With product reviews forming a crucial source of data for estimating customer perceptions, Course5 was able to help a leading multinational CPG company to understand customer experience and sentiments across electric toothbrush brands.

Course5 fetched product reviews from leading e-commerce websites such as Amazon and Walmart. A framework was set up to provide a structure to unstructured data, based on different variables. Ontology and taxonomy creation further helped to classify the data into relevant segments, to help python scripts segment the data further based on user experience and customer sentiment.

A deep dive into individual feature attributes revealed that the majority of consumers were attracted to the products in question, based on advanced technology features which impacted the products’ effectiveness. The user experience and customer perceptions were identified and mapped out across the varied usage segments, helping the client gain a clear understanding of consumer sentiments in the market.

Customer support data is another valuable source of consumer perception insight. Course5 was able to help a LATAM client’s Consumer Affairs Team identify consumer pain points, perceptions, satisfaction, and expectations, from their in-house database and secondary sources.

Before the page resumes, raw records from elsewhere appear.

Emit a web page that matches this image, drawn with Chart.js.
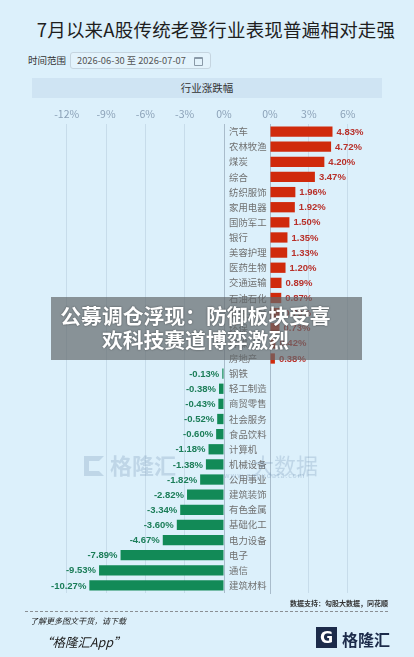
<!DOCTYPE html>
<html lang="zh">
<head>
<meta charset="utf-8">
<title>行业涨跌幅</title>
<script src="https://cdn.jsdelivr.net/npm/chart.js@4.4.1/dist/chart.umd.min.js"></script>
<style>
  html, body { margin: 0; padding: 0; }
  body {
    width: 414px; height: 657px; position: relative; overflow: hidden;
    background: #dcf0fb;
    font-family: "Noto Sans CJK SC", "Noto Sans", sans-serif;
  }
  .abs { position: absolute; }
  #title { left: 0; width: 432px; top: 16px; text-align: center; font-size: 18.5px; color: #1e1e1e; letter-spacing: 0.2px; }
  #rangeLabel { left: 28px; top: 53px; font-size: 9.5px; color: #333; }
  #rangeBox {
    left: 70px; top: 52px; width: 141px; height: 17px; box-sizing: border-box;
    border: 1px solid #c5d5e0; border-radius: 3px; background: #e3f3fc;
    font-size: 9.3px; color: #555; line-height: 15px; padding-left: 6px;
  }
  #rangeBox .cal { position: absolute; right: 7px; top: 4px; width: 7px; height: 6px; border: 1px solid #8a9aa8; border-top-width: 2px; border-radius: 1px; }
  #band { left: 32px; top: 78px; width: 350px; height: 20px; background: #cfe4f3; text-align: center; font-size: 10.5px; line-height: 20px; color: #333; }
  canvas { position: absolute; left: 0; top: 0; }
  #wm { left: 84px; top: 448px; color: rgba(110,140,175,0.26); font-size: 22px; font-weight: bold; }
  #wm .g { display: inline-block; width: 20px; height: 20px; border: 5px solid rgba(110,140,175,0.26); border-right-color: transparent; box-sizing: border-box; vertical-align: -2px; margin-right: 6px; }
  #wm2 { left: 252px; top: 448px; color: rgba(110,140,175,0.26); font-size: 22px; }
  #wm3 { left: 224px; top: 470px; color: rgba(110,140,175,0.35); font-size: 7px; letter-spacing: 1px; }
  #overlay {
    left: 51px; top: 297px; width: 311px; height: 63px; background: rgba(100,106,108,0.70);
    color: #fff; font-weight: bold; font-size: 20.8px; line-height: 24px; text-align: center;
    padding-top: 6px; padding-right: 22px; box-sizing: border-box; text-shadow: 0 0 2px rgba(0,0,0,0.5);
    white-space: nowrap;
  }
  #source { right: 26px; top: 598px; font-size: 7px; color: #333; font-weight: bold; }
  #dots { left: 25px; top: 611px; width: 363px; border-top: 1px dashed #8a8f94; }
  #more { left: 30px; top: 615px; font-size: 8px; font-style: italic; color: #222; }
  #app { left: 40px; top: 632px; font-size: 12.5px; font-style: italic; color: #222; }
  #logo { left: 316px; top: 627px; width: 21px; height: 21px; background: #1c2b4a; color: #fff; font: bold 16px/21px "DejaVu Sans", sans-serif; text-align: center; }
  #logoText { left: 342px; top: 627px; font-size: 16px; color: #1c2b4a; font-weight: bold; }
</style>
</head>
<body>
<div id="title" class="abs">7月以来A股传统老登行业表现普遍相对走强</div>
<div id="rangeLabel" class="abs">时间范围</div>
<div id="rangeBox" class="abs">2026-06-30 至 2026-07-07<span class="cal"></span></div>
<div id="band" class="abs">行业涨跌幅</div>

<canvas id="leftChart" width="414" height="657"></canvas>
<canvas id="rightChart" width="414" height="657"></canvas>

<div id="wm" class="abs"><span class="g"></span>格隆汇</div>
<div id="wm2" class="abs">大数据</div>
<div id="wm3" class="abs">www.gogudata.com</div>
<div id="overlay" class="abs">公募调仓浮现：防御板块受喜<br>欢科技赛道博弈激烈</div>

<div id="source" class="abs">数据支持：勾股大数据，同花顺</div>
<div id="dots" class="abs"></div>
<div id="more" class="abs">了解更多图文干货，请下载</div>
<div id="app" class="abs">“格隆汇App”</div>
<div id="logo" class="abs">G</div>
<div id="logoText" class="abs">格隆汇</div>

<script>
const categories = [
    '汽车', '农林牧渔', '煤炭', '综合', '纺织服饰', '家用电器', '国防军工', '银行',
    '美容护理', '医药生物', '交通运输', '石油石化', '非银金融', '环保', '传媒', '房地产',
    '钢铁', '轻工制造', '商贸零售', '社会服务', '食品饮料', '计算机', '机械设备', '公用事业',
    '建筑装饰', '有色金属', '基础化工', '电力设备', '电子', '通信', '建筑材料'
];
const changes = [
    4.83, 4.72, 4.20, 3.47, 1.96, 1.92, 1.50, 1.35,
    1.33, 1.20, 0.89, 0.87, 0.79, 0.73, 0.42, 0.38,
    -0.13, -0.38, -0.43, -0.52, -0.60, -1.18, -1.38, -1.82,
    -2.82, -3.34, -3.60, -4.67, -7.89, -9.53, -10.27
];
const leftTicks = [-12, -9, -6, -3, 0];
const rightTicks = [0, 3, 6];

const riseColor = '#d02a0c';
const fallColor = '#128a57';
const riseText = '#b8302a';
const fallText = '#1b7d58';

Chart.defaults.font.family = '"Noto Sans CJK SC", "Noto Sans", sans-serif';

const valueLabels = {
    id: 'valueLabels',
    afterDatasetsDraw(chart) {
        const ctx = chart.ctx;
        const values = chart.data.datasets[0].data;
        ctx.save();
        ctx.font = 'bold 9.5px "Liberation Sans", "Noto Sans", sans-serif';
        ctx.textBaseline = 'middle';
        chart.getDatasetMeta(0).data.forEach((bar, i) => {
            const v = values[i];
            if (v === null) return;
            if (v > 0) {
                ctx.fillStyle = riseText;
                ctx.textAlign = 'left';
                ctx.fillText(v.toFixed(2) + '%', bar.x + 4, bar.y + 0.5);
            } else {
                ctx.fillStyle = fallText;
                ctx.textAlign = 'right';
                ctx.fillText(v.toFixed(2) + '%', bar.x - 3, bar.y + 0.5);
            }
        });
        ctx.restore();
    }
};

function xAxis(min, max, ticks) {
    return {
        position: 'top',
        min: min,
        max: max,
        afterBuildTicks: s => { s.ticks = ticks.map(v => ({ value: v })); },
        afterFit: s => { s.height = 21; },
        ticks: { callback: v => v + '%', font: { size: 10.5 }, color: '#8ba1b7', padding: 4 },
        grid: {
            drawTicks: false,
            color: c => (c.tick && c.tick.value === 0 ? '#a9bccb' : '#c7dcea')
        },
        border: { display: false }
    };
}

new Chart(document.getElementById('leftChart'), {
    type: 'bar',
    data: {
        labels: categories,
        datasets: [{
            data: changes.map(v => (v < 0 ? v : null)),
            backgroundColor: fallColor,
            barPercentage: 0.68,
            categoryPercentage: 1
        }]
    },
    options: {
        indexAxis: 'y',
        responsive: false,
        animation: false,
        layout: { padding: { left: 47, right: 190, top: 103, bottom: 64 } },
        plugins: { legend: { display: false }, tooltip: { enabled: false } },
        scales: {
            x: xAxis(-13.5, 0, leftTicks),
            y: { display: false }
        }
    },
    plugins: [valueLabels]
});

new Chart(document.getElementById('rightChart'), {
    type: 'bar',
    data: {
        labels: categories,
        datasets: [{
            data: changes.map(v => (v > 0 ? v : null)),
            backgroundColor: riseColor,
            barPercentage: 0.68,
            categoryPercentage: 1
        }]
    },
    options: {
        indexAxis: 'y',
        responsive: false,
        animation: false,
        layout: { padding: { left: 229, right: 34, top: 103, bottom: 64 } },
        plugins: { legend: { display: false }, tooltip: { enabled: false } },
        scales: {
            x: xAxis(0, 8.5, rightTicks),
            y: {
                position: 'left',
                afterFit: s => { s.width = 41; },
                ticks: { autoSkip: false, crossAlign: 'far', padding: 0, font: { size: 9.4 }, color: '#707070' },
                grid: { display: false },
                border: { color: '#a9bccb' }
            }
        }
    },
    plugins: [valueLabels]
});
</script>
</body>
</html>
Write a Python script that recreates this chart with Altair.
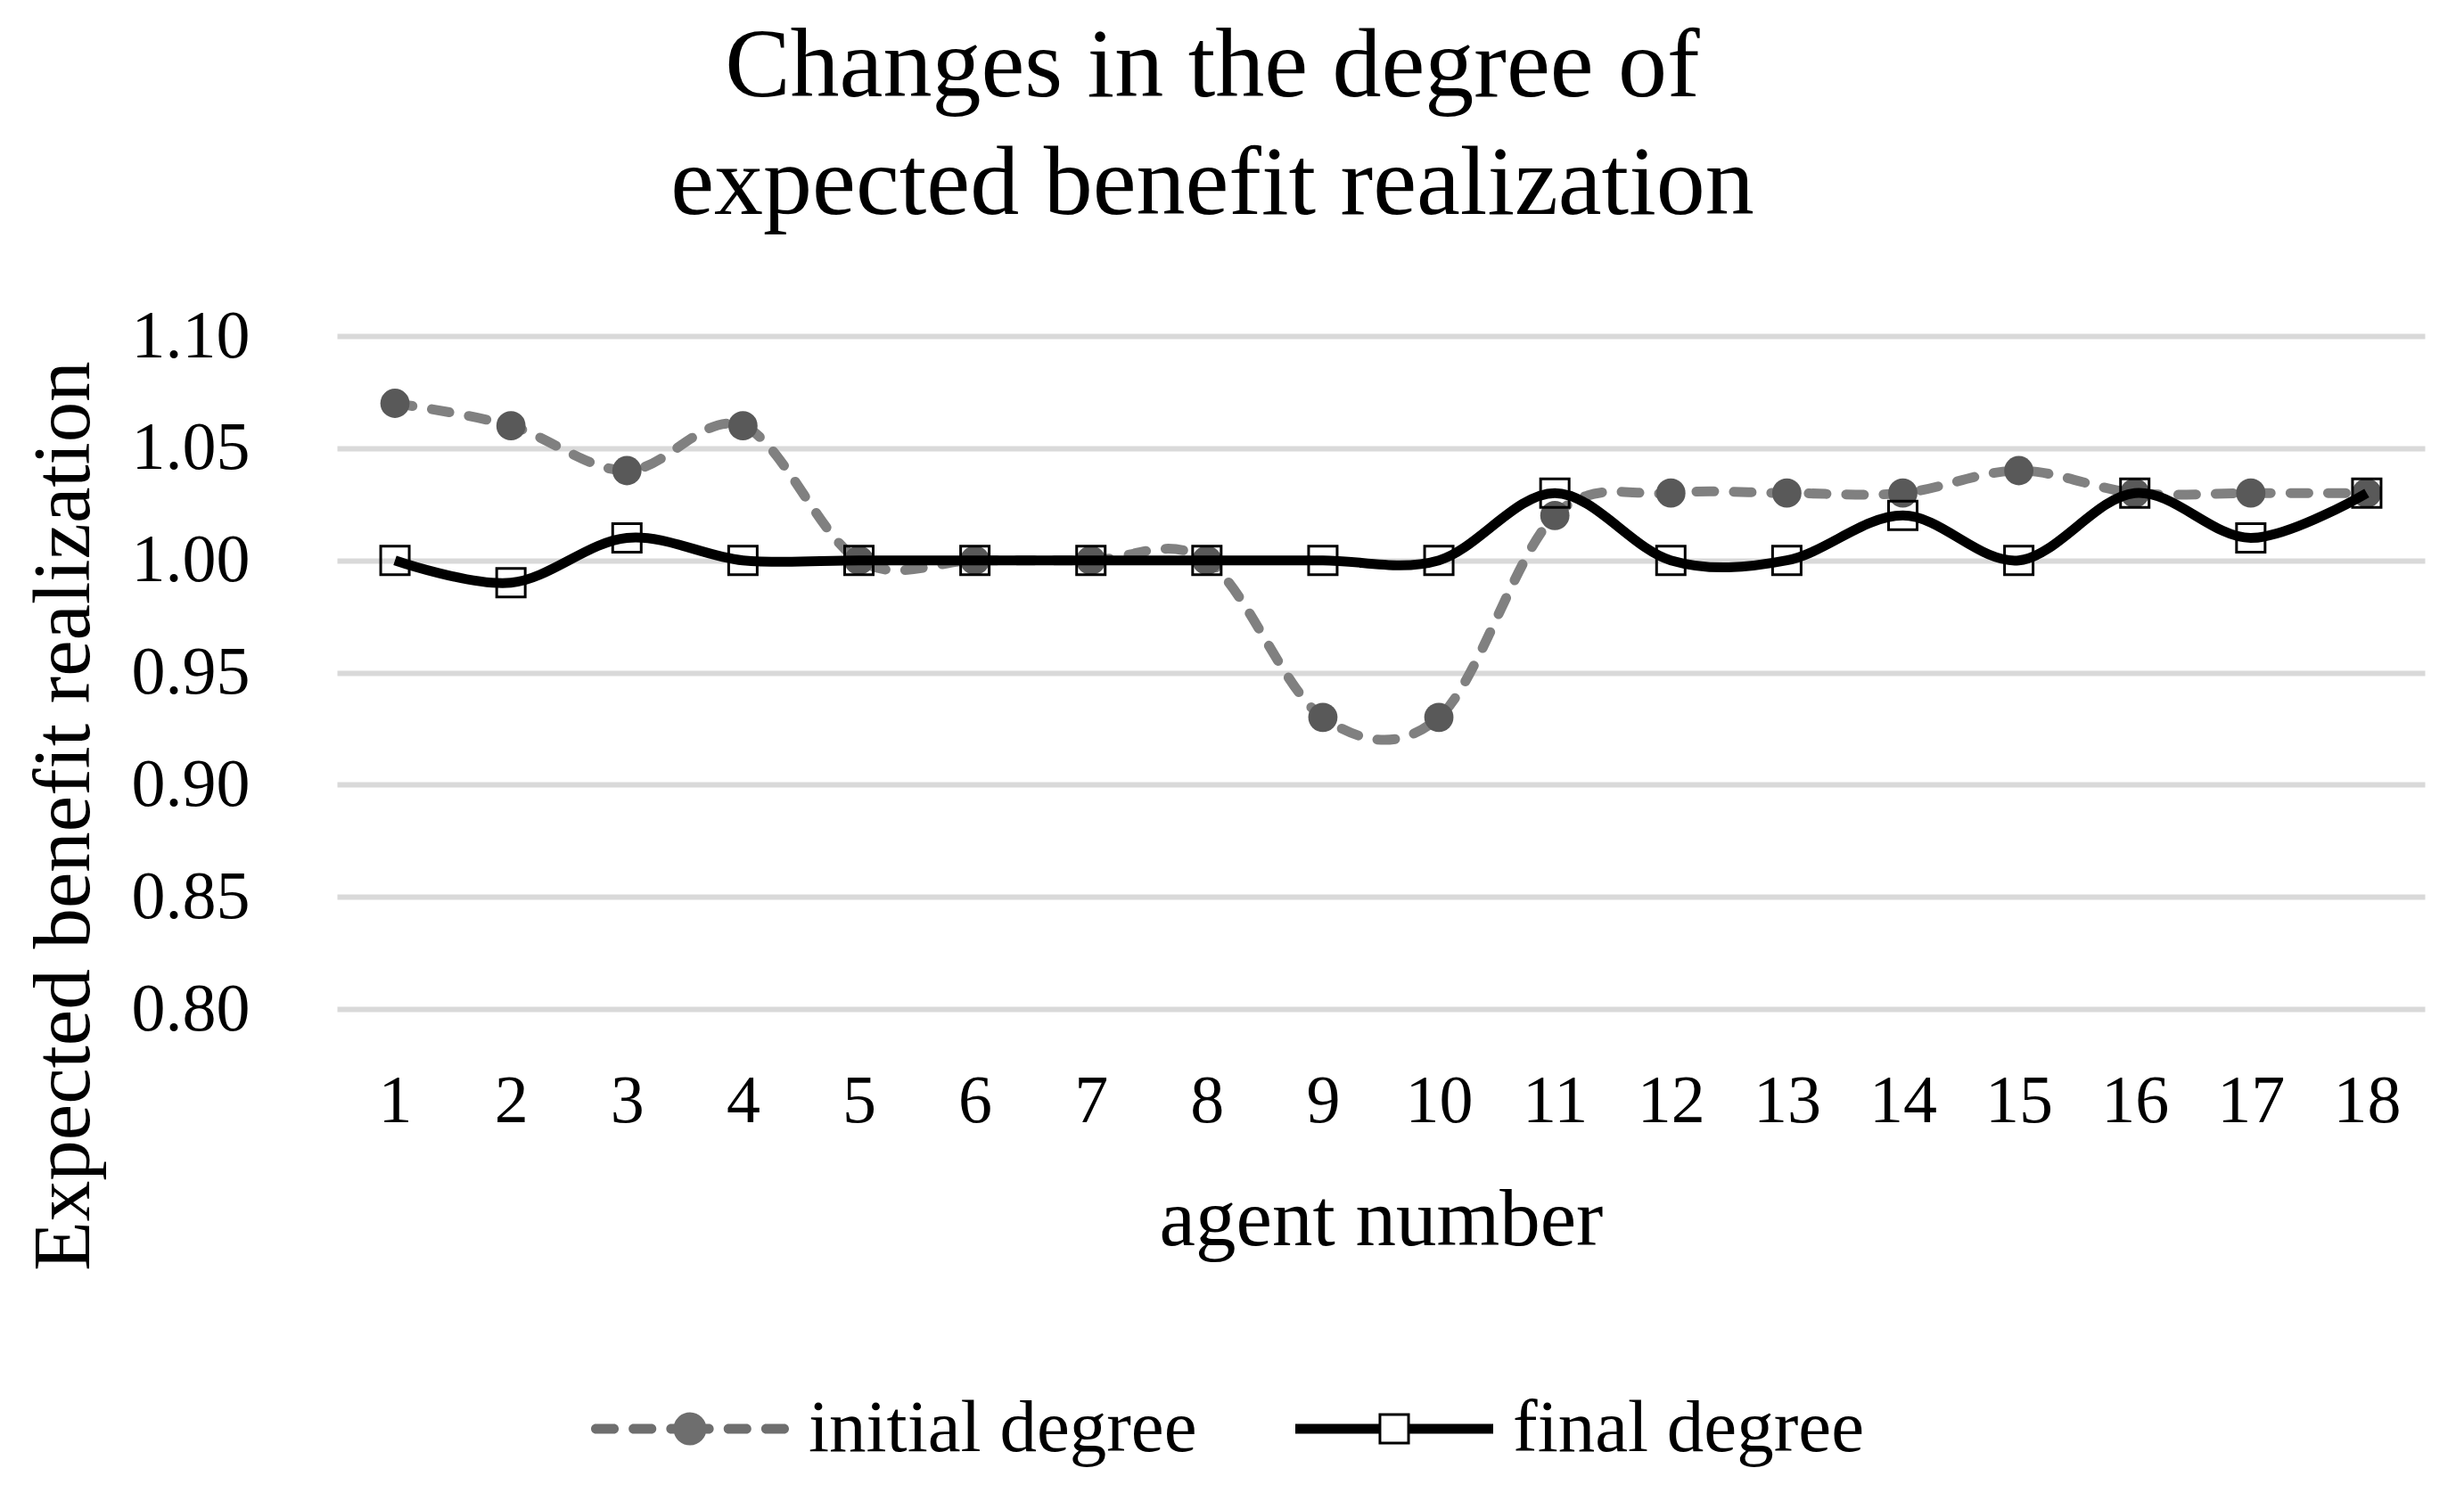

Analysis of the customer support data revealed insights into customer pain points and expectations, which revolved around product quality and product packaging respectively. With the report clearly identifying the main drivers of pain points, and potential business opportunities, the client was able to optimize products and their packaging, elevating consumer perceptions surrounding their brand.

Managing consumer perceptions becomes easy as soon as brands start seeing things from the point of view of their customers rather than from their own. Gather data to understand your customers, their motivations, and their challenges. The more you empathize with them, the better you can serve them. Work towards building meaningful relationships with your customers, and consumer perceptions will organically improve.